Our results emphasize that detecting symmetrically distributed multimodal departures from uniformity when the number of modes is greater than two is a challenge. If researchers expect to be in such a position, then our advice would be to maximize the size of their sample and then apply the Hermans-Rasson test but still expect relatively low power to reject the null hypothesis. Although the ‘trick’ of transforming a multimodal distribution can be effective, it relies on three requirements: (i) The number of modes can be identified correctly (model-fitting approaches might be useful for helping identify this number (e.g. Fitak and Johnsen 2017), (ii) these modes are symmetrically distributed around the circle and (iii) the local distribution around each mode is itself symmetrical. We suspect that these criteria will only be met in special cases in practice, but in these cases, the Rayleigh test offers superior performance. Multimodal departures that are not symmetrically distributed can readily be detected by all tests considered here. Our results allow several conclusions to be drawn about the relative merits of the different multimodal tests. The Rayleigh test is the most commonly used test for departure from circular uniformity, and its performance against unimodal departures is very good. Thus, when researchers suspect (or are only interested in) unimodal departures from uniformity, the Rayleigh test can be recommended, but in the multimodal case, they should seek an alternative offering better performance.

When researchers suspect that departure from uniformity might be multimodal, then we recommend the method of Hermans-Rasson as offering the best performance across a wide range of situations. There is no particular multimodal situation in which any other test performs substantially better than this test. Although the test is not available in any software package, it is relatively simple to code and we offer a full description of the procedure and its implementation in R in Online Resources 2 and 3.

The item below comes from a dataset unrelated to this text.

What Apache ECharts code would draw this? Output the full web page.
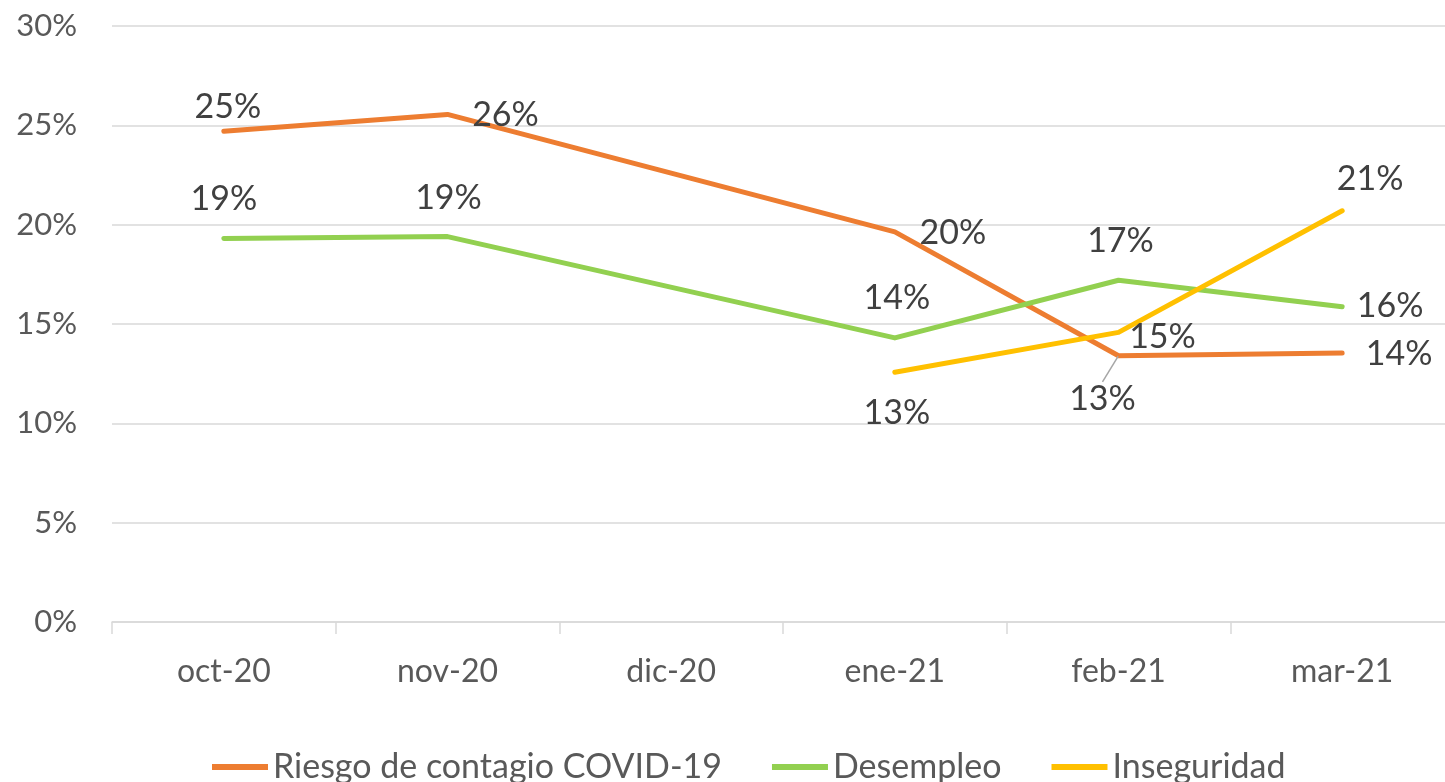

Although the modern method of Bogdan et al. (2002) offers generally improved performance over older methods, it does not perform as well as that of Hermans-Rasson in the situations that we explore and is conceptually and computationally more complex. Hence, we do not strongly recommend its wider uptake—although for completeness, we provide a full description of the procedure and its implementation in R in Online Resources 2 and 3.

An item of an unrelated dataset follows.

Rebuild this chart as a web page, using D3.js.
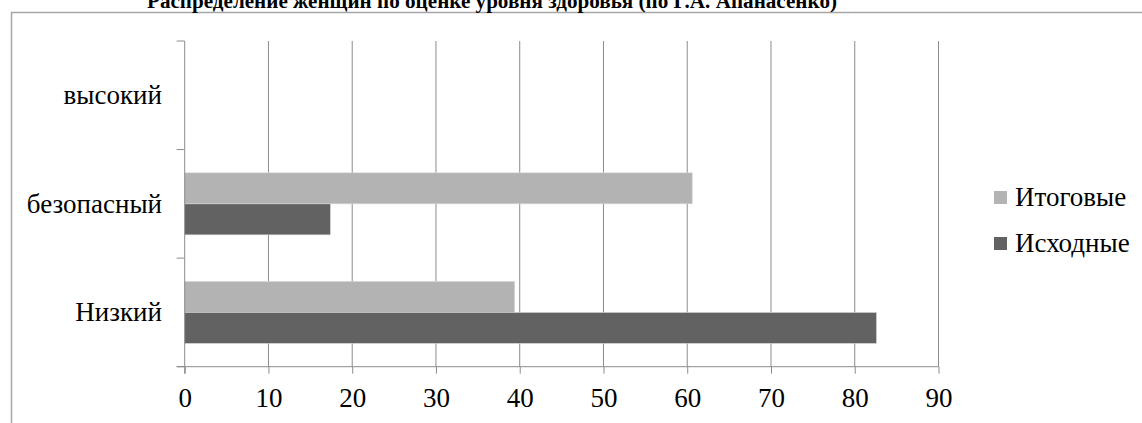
<!DOCTYPE html>
<html>
<head>
<meta charset="utf-8">
<script src="https://cdn.jsdelivr.net/npm/d3@7"></script>
</head>
<body style="margin:0;background:#fff">
<svg id="chart" width="1142" height="423" style="display:block"></svg>
<script>
// Health level categories (bottom to top on the chart)
const categories = ["Низкий", "безопасный", "высокий"];
const seriesNames = ["Итоговые", "Исходные"];
// Percent of women per level
const finalValues = [39.4, 60.6, 0];     // Итоговые
const initialValues = [82.6, 17.4, 0];   // Исходные
const xTicks = [0, 10, 20, 30, 40, 50, 60, 70, 80, 90];
const title = "Распределение женщин по оценке уровня здоровья (по Г.А. Апанасенко)";

const colors = { "Итоговые": "#b3b3b3", "Исходные": "#626262" };
const FONT = "Liberation Serif";
const FS = 27;

const svg = d3.select("#chart");
const W = 1142, H = 423;
const plot = { left: 184.7, right: 938.5, top: 41, bottom: 366.7 };

// Outer chart frame (runs past the right and bottom edges)
svg.append("rect")
  .attr("x", 11.5).attr("y", 12.5)
  .attr("width", W + 20).attr("height", H + 20)
  .attr("fill", "none").attr("stroke", "#a6a6a6").attr("stroke-width", 1.5);

// Title
const titleText = svg.append("text")
  .attr("x", 492).attr("y", 8)
  .attr("text-anchor", "middle")
  .attr("font-family", FONT)
  .attr("font-weight", "bold").attr("font-size", 20)
  .attr("fill", "#000")
  .text(title);
// Size the title to span about 690px
const tl = titleText.node().getComputedTextLength();
titleText.attr("font-size", 20 * 690 / tl);

const x = d3.scaleLinear().domain([0, 90]).range([plot.left, plot.right]);
const y = d3.scaleBand().domain(categories.slice().reverse())
  .range([plot.top, plot.bottom]).paddingInner(0).paddingOuter(0);
// Two bars per category, centred with a gap of 1.5 bar widths
const inner = d3.scaleBand().domain(seriesNames)
  .range([0, y.bandwidth()]).paddingOuter(0.75).paddingInner(0);

// Vertical gridlines
svg.append("g").selectAll("line").data(xTicks.filter(d => d > 0)).join("line")
  .attr("x1", d => x(d)).attr("x2", d => x(d))
  .attr("y1", plot.top).attr("y2", plot.bottom)
  .attr("stroke", "#8c8c8c").attr("stroke-width", 1);

// Bars
const rows = categories.map((c, i) => ({ cat: c, vals: [
  { s: "Итоговые", v: finalValues[i] },
  { s: "Исходные", v: initialValues[i] }
]}));
const g = svg.append("g");
rows.forEach(r => {
  g.selectAll(null).data(r.vals.filter(d => d.v > 0)).join("rect")
    .attr("x", x(0))
    .attr("y", d => y(r.cat) + inner(d.s))
    .attr("width", d => x(d.v) - x(0))
    .attr("height", inner.bandwidth())
    .attr("fill", d => colors[d.s])
    .attr("stroke", "#d9d9d9").attr("stroke-width", 0.6);
});

// X axis
const xAxis = d3.axisBottom(x).tickValues(xTicks).tickSize(7).tickSizeOuter(0);
const xg = svg.append("g").attr("transform", `translate(0,${plot.bottom})`).call(xAxis);
xg.attr("font-family", FONT).attr("font-size", FS);
xg.select(".domain").remove();
xg.append("line").attr("x1", plot.left - 8).attr("x2", plot.right)
  .attr("y1", 0).attr("y2", 0).attr("stroke", "#8c8c8c");
xg.selectAll(".tick line").attr("stroke", "#8c8c8c");
xg.selectAll(".tick text")
  .attr("y", 40).attr("dy", null)
  .attr("font-family", FONT).attr("font-size", FS).attr("fill", "#000");

// Y axis
const yg = svg.append("g");
yg.append("line").attr("x1", plot.left).attr("x2", plot.left)
  .attr("y1", plot.top).attr("y2", plot.bottom + 7).attr("stroke", "#8c8c8c");
const bounds = [plot.top, ...categories.slice().reverse().map(c => y(c) + y.bandwidth())];
yg.selectAll(".yt").data(bounds).join("line")
  .attr("x1", plot.left - 8).attr("x2", plot.left)
  .attr("y1", d => d).attr("y2", d => d).attr("stroke", "#8c8c8c");
yg.selectAll(".yl").data(categories).join("text")
  .attr("x", 162)
  .attr("y", d => y(d) + y.bandwidth() / 2 + 9)
  .attr("text-anchor", "end")
  .attr("font-family", FONT).attr("font-size", FS).attr("fill", "#000")
  .text(d => d);

// Legend
const lg = svg.append("g");
seriesNames.forEach((s, i) => {
  const yy = 191 + i * 46;
  lg.append("rect").attr("x", 994).attr("y", yy).attr("width", 13).attr("height", 13)
    .attr("fill", colors[s]);
  lg.append("text").attr("x", 1015).attr("y", yy + 15)
    .attr("font-family", FONT).attr("font-size", FS).attr("fill", "#000")
    .text(s);
});
</script>
</body>
</html>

For the researcher who would rather avoid these modern methods and use one of the three omnibus methods provided in existing software, it is difficult to offer clear guidance. We found no circumstances where there was substantial difference between Watson’s and Kuiper’s tests. In situations where all tests perform relatively well, Rao’s spacing test tends to have lower power than either Watson’s or Kuiper’s tests, but it is more resistant than the other two to drop in power in situations where testing is difficult. Pending further research, researchers should consider themselves free to select whichever of these three tests is traditionally used in their discipline. However, we hope that the results presented here will encourage the implementation of the Hermans-Rasson test in easy-to-use software packages. Pending such developments, R users may find our implementation of some value.

## Conclusion

We explored the power of a wide range of approaches to test non-uniformity of distributions (see Table 1 for a summary of our recommendations). When researchers expect a unimodal departure and cannot a priori define the expected mean direction, the Rayleigh test should be used. In case there exists a predefined mean direction, the V-test offers most power. For multimodal departures, the Hermans-Rasson test performed very well. However, in cases of symmetrical multiple modes, all tests perform poorly. The most powerful approach in such cases is a transformation of the f-fold symmetry into a unimodal situation and applying a Rayleigh test. In this case, the number of symmetrical modes must be defined a priori in order to avoid alpha error inflation. Our paper provides up-to-date and comprehensive comparisons of available tests, with clear guidelines which approach to use in which situation. We note, however, that we have considered only continuously distributed data, and for aggregated (grouped) circular data, we recommend Humphreys and Ruxton (2017) as a useful starting point.